O príncipe herdeiro da Arábia Saudita Mohammed bin Salman participa da Cúpula de Segurança e Desenvolvimento de Jeddah em Jeddah, Arábia Saudita em 16 de julho de 2022. [Tribunal Real da Arábia Saudita/ Agência Anadolu]
O príncipe herdeiro da Arábia Saudita Mohammed bin Salman participa da Cúpula de Segurança e Desenvolvimento de Jeddah em Jeddah, Arábia Saudita em 16 de julho de 2022. [Tribunal Real da Arábia Saudita/ Agência Anadolu]

Não há dúvida de que a restauração das relações diplomáticas entre a Arábia Saudita e o Irã é uma notícia importante que surpreendeu quase todos, apesar dos vazamentos sobre outras mediações regionais de Omã. Desde abril de 2021, por exemplo, Bagdá sediou cinco rodadas de negociações entre os dois países que lutam pela influência regional e pela liderança do mundo islâmico. No entanto, o único benefício foi a trégua no Iêmen, que ainda se mantém, mais ou menos.

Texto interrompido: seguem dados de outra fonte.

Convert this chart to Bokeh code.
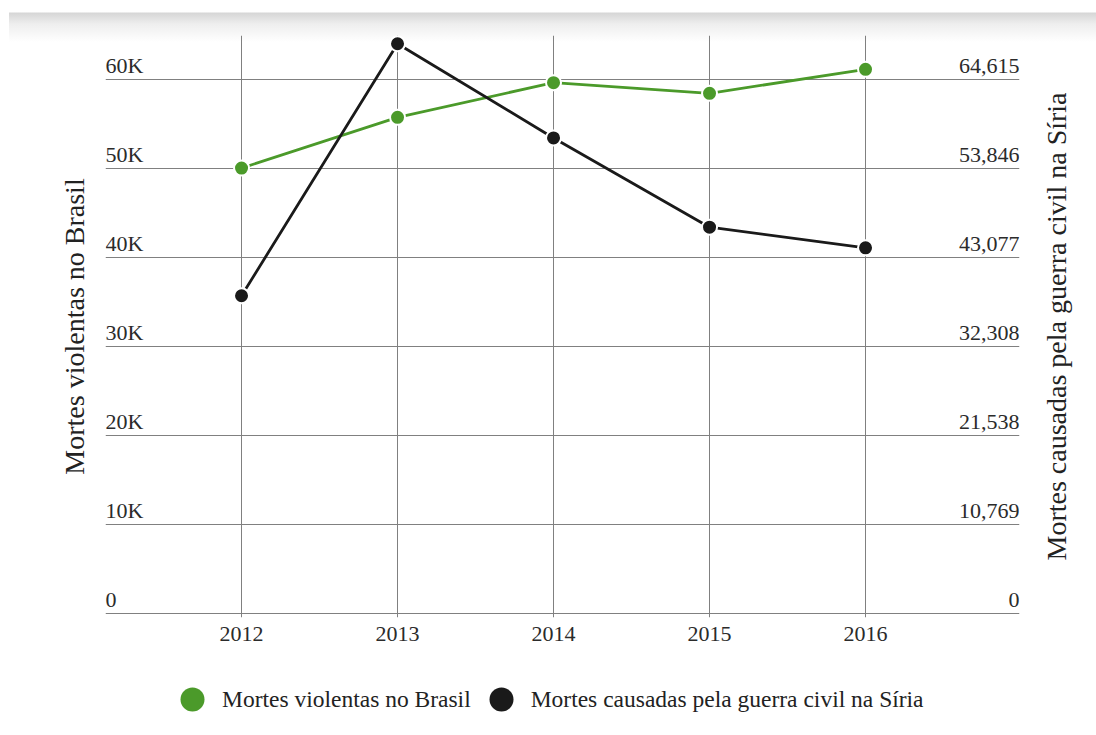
from bokeh.plotting import figure
from bokeh.models import (Range1d, LinearAxis, FixedTicker, ColumnDataSource,
                          Legend, LegendItem)
from bokeh.layouts import column, row
from bokeh.core.properties import value
from bokeh.embed import file_html
from bokeh.resources import INLINE

# ---- data ----
years = [2012, 2013, 2014, 2015, 2016]
brasil = [50100, 55800, 59700, 58500, 61200]
siria = [38500, 69000, 57600, 46800, 44300]

left_ticks = [0, 10000, 20000, 30000, 40000, 50000, 60000]
left_labels = ["0", "10K", "20K", "30K", "40K", "50K", "60K"]
right_ticks = [0, 10769, 21538, 32308, 43077, 53846, 64615]
right_labels = ["0", "10,769", "21,538", "32,308", "43,077", "53,846", "64,615"]

label_brasil = "Mortes violentas no Brasil"
label_siria = "Mortes causadas pela guerra civil na Síria"

GREEN = "#4b9a2a"
BLACK = "#1a1a1a"
FONT = "Liberation Serif"
GRID = "#808080"
GRADIENT = "linear-gradient(to bottom, #ffffff 0px, #ffffff 12px, #d6d6d6 13px, #eeeeee 24px, #ffffff 42px)"

x0, x1 = 2011.128, 2016.987
y_top = 65000
y_bot = -416
ratio = 70000 / 65000


def title_axis(ax, text, standoff):
    ax.ticker = FixedTicker(ticks=[])
    ax.axis_line_color = None
    ax.major_tick_line_color = None
    ax.minor_tick_line_color = None
    ax.major_tick_out = 0
    ax.major_label_standoff = 0
    ax.axis_label = text
    ax.axis_label_standoff = standoff
    ax.axis_label_text_font = FONT
    ax.axis_label_text_font_size = "28px"
    ax.axis_label_text_font_style = "normal"
    ax.axis_label_text_color = "#222222"


p = figure(frame_width=914, frame_height=582,
           min_border_left=105, min_border_right=18,
           min_border_top=35, min_border_bottom=43,
           x_range=Range1d(x0, x1), y_range=Range1d(y_bot, y_top),
           output_backend="svg", toolbar_location=None,
           background_fill_color=None, border_fill_color=None)
p.styles = {"background": GRADIENT + " 9px 0 / 1028px 42px no-repeat, #ffffff"}
p.outline_line_color = None
p.extra_y_ranges = {"right": Range1d(y_bot * ratio, y_top * ratio)}

# grids
p.xgrid.ticker = FixedTicker(ticks=years)
p.ygrid.ticker = FixedTicker(ticks=left_ticks)
for g in (p.xgrid, p.ygrid):
    g.grid_line_color = GRID
    g.grid_line_width = 1

# x axis
xa = p.xaxis[0]
xa.ticker = FixedTicker(ticks=years)
xa.axis_line_color = None
xa.major_tick_line_color = None
xa.minor_tick_line_color = None
xa.major_tick_out = 0
xa.major_label_standoff = 9
xa.major_label_text_font = FONT
xa.major_label_text_font_size = "22px"
xa.major_label_text_color = "#2b2b2b"

# left axis: title only
title_axis(p.yaxis[0], label_brasil, 16)

# tick labels inside the plot
lsrc = ColumnDataSource(dict(x=[x0] * len(left_ticks), y=left_ticks, t=left_labels))
p.text(x="x", y="y", text="t", source=lsrc, text_align="left",
       text_baseline="alphabetic", y_offset=-14,
       text_font=value(FONT), text_font_size="22px", text_color="#2b2b2b")
rsrc = ColumnDataSource(dict(x=[x1] * len(right_ticks), y=right_ticks, t=right_labels))
p.text(x="x", y="y", text="t", source=rsrc, text_align="right",
       text_baseline="alphabetic", y_offset=-14, y_range_name="right",
       text_font=value(FONT), text_font_size="22px", text_color="#2b2b2b")

# series
p.line(years, brasil, line_color=GREEN, line_width=2.8)
p.scatter(years, brasil, size=15, fill_color=GREEN, line_color="white", line_width=2)
p.line(years, siria, line_color=BLACK, line_width=2.8, y_range_name="right")
p.scatter(years, siria, size=15, fill_color=BLACK, line_color="white", line_width=2,
          y_range_name="right")

# right-hand title strip (axis title reading bottom-to-top, like the reference)
pt = figure(frame_width=18, frame_height=582,
            min_border_left=40, min_border_right=1,
            min_border_top=35, min_border_bottom=43,
            x_range=Range1d(0, 1), y_range=Range1d(y_bot * ratio, y_top * ratio),
            output_backend="svg", toolbar_location=None,
            background_fill_color=None, border_fill_color=None)
pt.styles = {"background": GRADIENT + " 0 0 / 59px 42px no-repeat, #ffffff"}
pt.outline_line_color = None
pt.grid.visible = False
pt.xaxis.visible = False
title_axis(pt.yaxis[0], label_siria, 25)

# legend in its own strip below the chart (proxy markers sit outside its range)
lp = figure(frame_width=1096, frame_height=75, min_border=0,
            x_range=Range1d(0, 1), y_range=Range1d(0, 1),
            output_backend="svg", toolbar_location=None,
            background_fill_color=None, border_fill_color=None)
lp.outline_line_color = None
lp.axis.visible = False
lp.grid.visible = False
lg_b = lp.scatter([-5], [-5], size=24, fill_color=GREEN, line_color=None)
lg_s = lp.scatter([-5], [-5], size=24, fill_color=BLACK, line_color=None)
legend = Legend(items=[LegendItem(label=label_brasil, renderers=[lg_b]),
                       LegendItem(label=label_siria, renderers=[lg_s])],
                orientation="horizontal", location=(162, 6),
                glyph_width=60, glyph_height=60, label_standoff=0, spacing=0,
                padding=0, margin=0, border_line_color=None,
                background_fill_alpha=0,
                label_text_font=FONT, label_text_font_size="23.5px",
                label_text_color="#222222")
lp.add_layout(legend, "center")

layout = column(row(p, pt, spacing=0), lp, spacing=0)
open("out.html", "w").write(file_html(layout, INLINE))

De repente, porém, Pequim anunciou um acordo feito sob seus auspícios para a Arábia Saudita e o Irã restaurarem as relações diplomáticas e reabrirem suas embaixadas dentro de meses. Por que em dois meses e não imediatamente? Isso é para testar as águas e mostrar boas intenções? Esta é uma mensagem para Washington e Tel Aviv de que eles estão esperando uma resposta? Ou há outros objetivos?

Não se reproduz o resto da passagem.